Market Algorithms Got It Wrong
Read in Le Monde newspaper (yes I know, nobody’s perfect), the SEC (Securities and Exchange Commission) and the CFTC (Commodity Futures Trading Commission) published a couple of days ago their final report on what happened on May 6, 2010.
I was in front of the Bloomberg screen, what I saw was the stuff of legend: In a nutshell, the products I was supposed to check on do not usually observe high levels of volatility in a trading day, so that was quite disturbing to see the S&P 500 volatility index (VIX index) leap up and down (while the S&P and Dow Jones went down for an hour or so).
There was a 15mins delay, but it was quite impressive. In facts the SEC report describes it in precise terms: ” May 6 started as an unusually turbulent day for the markets. […] At about 1 p.m., the Euro began a sharp decline against both the U.S Dollar and Japanese Yen.
Around 1:00 p.m., broadly negative market sentiment was already affecting an increase in the price volatility of some individual securities. […] Equities listed and traded […] began to substantially increase above average levels. By 2:30 p.m., the S&P 500 volatility index (“VIX”) was up 22.5 percent from the opening level […] the E-Mini S&P 500 futures contracts (the “E-Mini”), as well as the S&P 500 SPDR exchange traded fund […] had fallen from the early-morning level of nearly $6 billion dollars to $2.65 billion (representing a 55% decline) […] against this backdrop of unusually high volatility and thinning liquidity, a large fundamental5 trader (a mutual fund complex) initiated a sell program […] as a hedge to an existing equity position.This trader chose to execute this sell program via an automated execution algorithm (“Sell Algorithm”) that was programmed to […]target an execution rate set to 9% of the trading volume calculated over the previous minute, but without regard to price or time.

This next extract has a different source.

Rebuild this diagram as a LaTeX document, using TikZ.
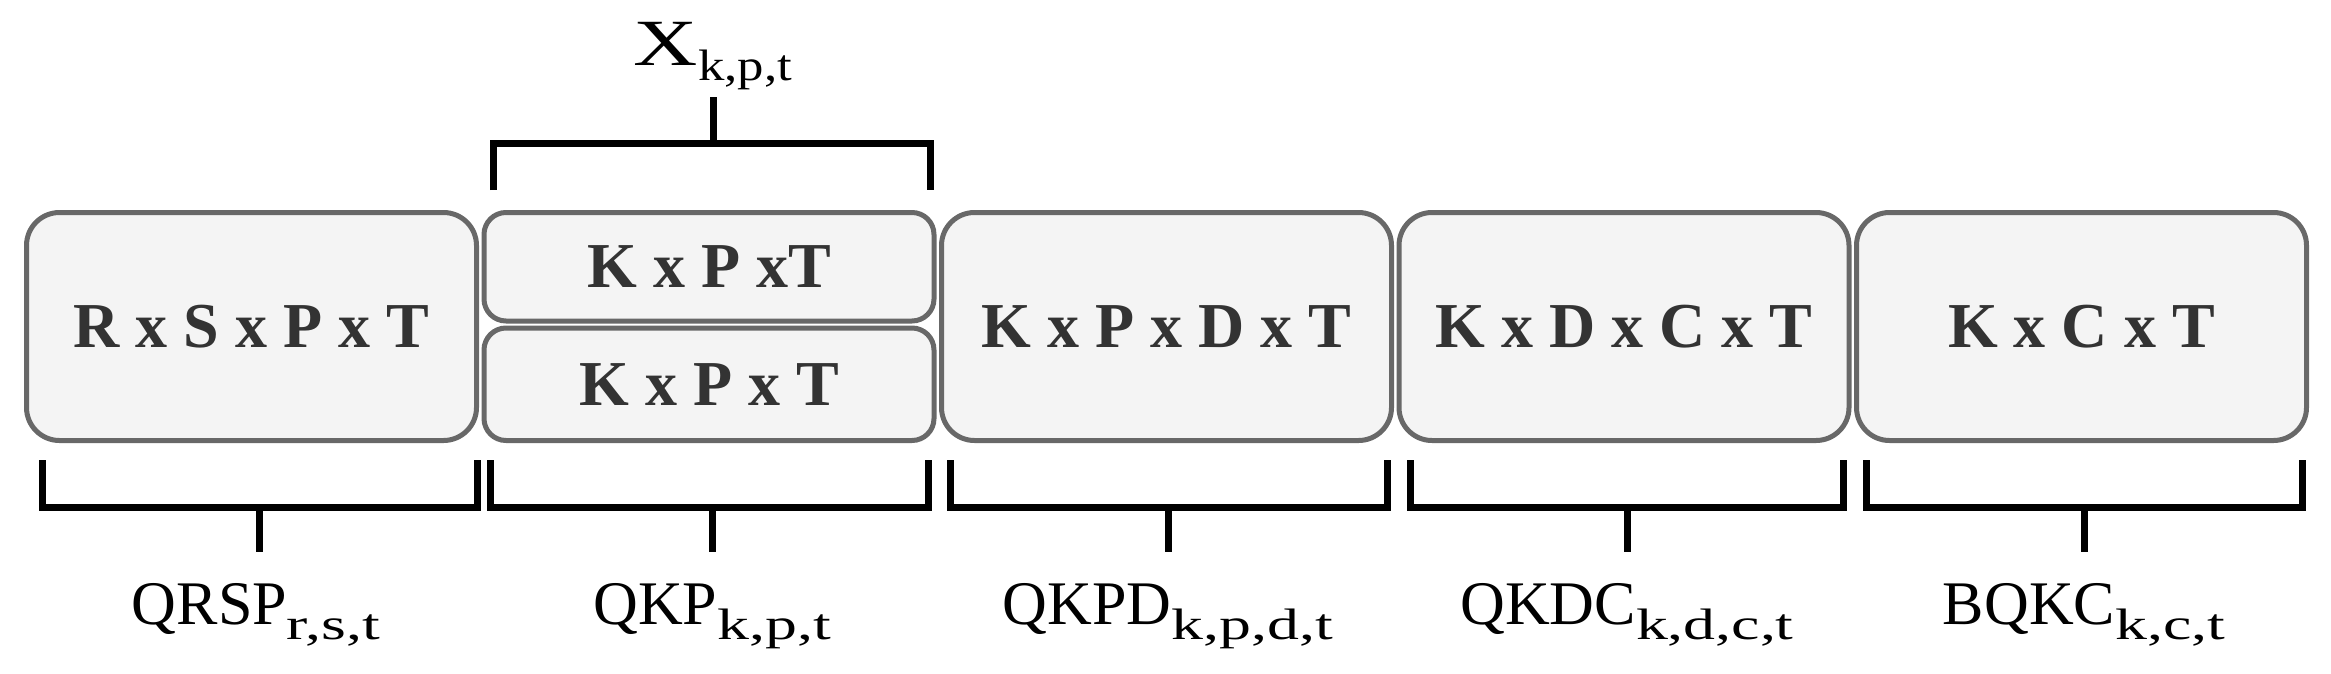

However, on May 6, when markets were already under stress, the Sell Algorithm chosen by the large trader to only target trading volume, and neither price nor time, executed the sell program extremely rapidly in just 20 minutes“.
So there we go, nobody’s fault, the Algorithm just went berserk and that’s it. No, things are more complicated and even more bothering than it was made to look. It apparently just went by unnoticed. I mean journalists got us used to the fact that everyday is doomsday, that if it was not financial apocalypse, it is World War III or Judgement day. On that particular instance, the Financial Times did not feature a particularly concerned tone. In facts, they dismissed “quote-stuffing” as the main reason for the brief but high volatility on the markets. In broad terms, quote-stuffing is operated through a trading program (a routine macro) that ensures to get every arbitrage opportunity out of tiny price differential and in a very brief amount of time (no more than a dozen seconds).
There was however a very sensible article in the Financial Times that provides just the kind of balanced insight on the matter; The idea is than when financial markets are unstable, very volatile, an algorithm program that prices routinely securities tend to amplify the trend; a time-out would be of some benefit, but again, the article shies away from the issue: how are these algorithm computed, and could regulatory bodies such as the SEC in the US capable of monitoring future anomalous trades before in order to avert further damages? To the first question, that should be up to the users (the traders) and the quant people that design them. It must be pointed out that the models are so complex that at times, one could believe they are able to stick closely to actual figures and real numbers. But because they are mathematical, there are bits of informations that are lost in the process, and the more derivative these securities are, the less information available is, not to mention the underlying assumptions behind even the most basic model, that are not always -if never- verified in actual world. It is true the past financial meltdown prompted some financial players to review their models, but when one gets use to an alluring mathematical model, and when everyone gets back “business as usual” there is little incentive to change. The regulators, on the other hand, have long since lost any real power to stop or monitor abnormal trades.
IT has taken over and regulators can do little about it. It is quite strange that financial markets, that are considered to be the most pure form of perfect and efficient market structure act at times (and increasingly so) completely free of regulation or institutional framework. It is as though the basic rules of the game were enough, and because players have in some ways internalize other institutional rules, SEC and others cannot act in pre-emptive manner, nor swiftly enough to limit the damage. And that’s how a sub-optimal equilibrium in Game Theory is reached with perfectly rational players; Algorithms are very useful indeed, but are they so without human supervision?
PS: FT registration is free but compulsory to read the articles.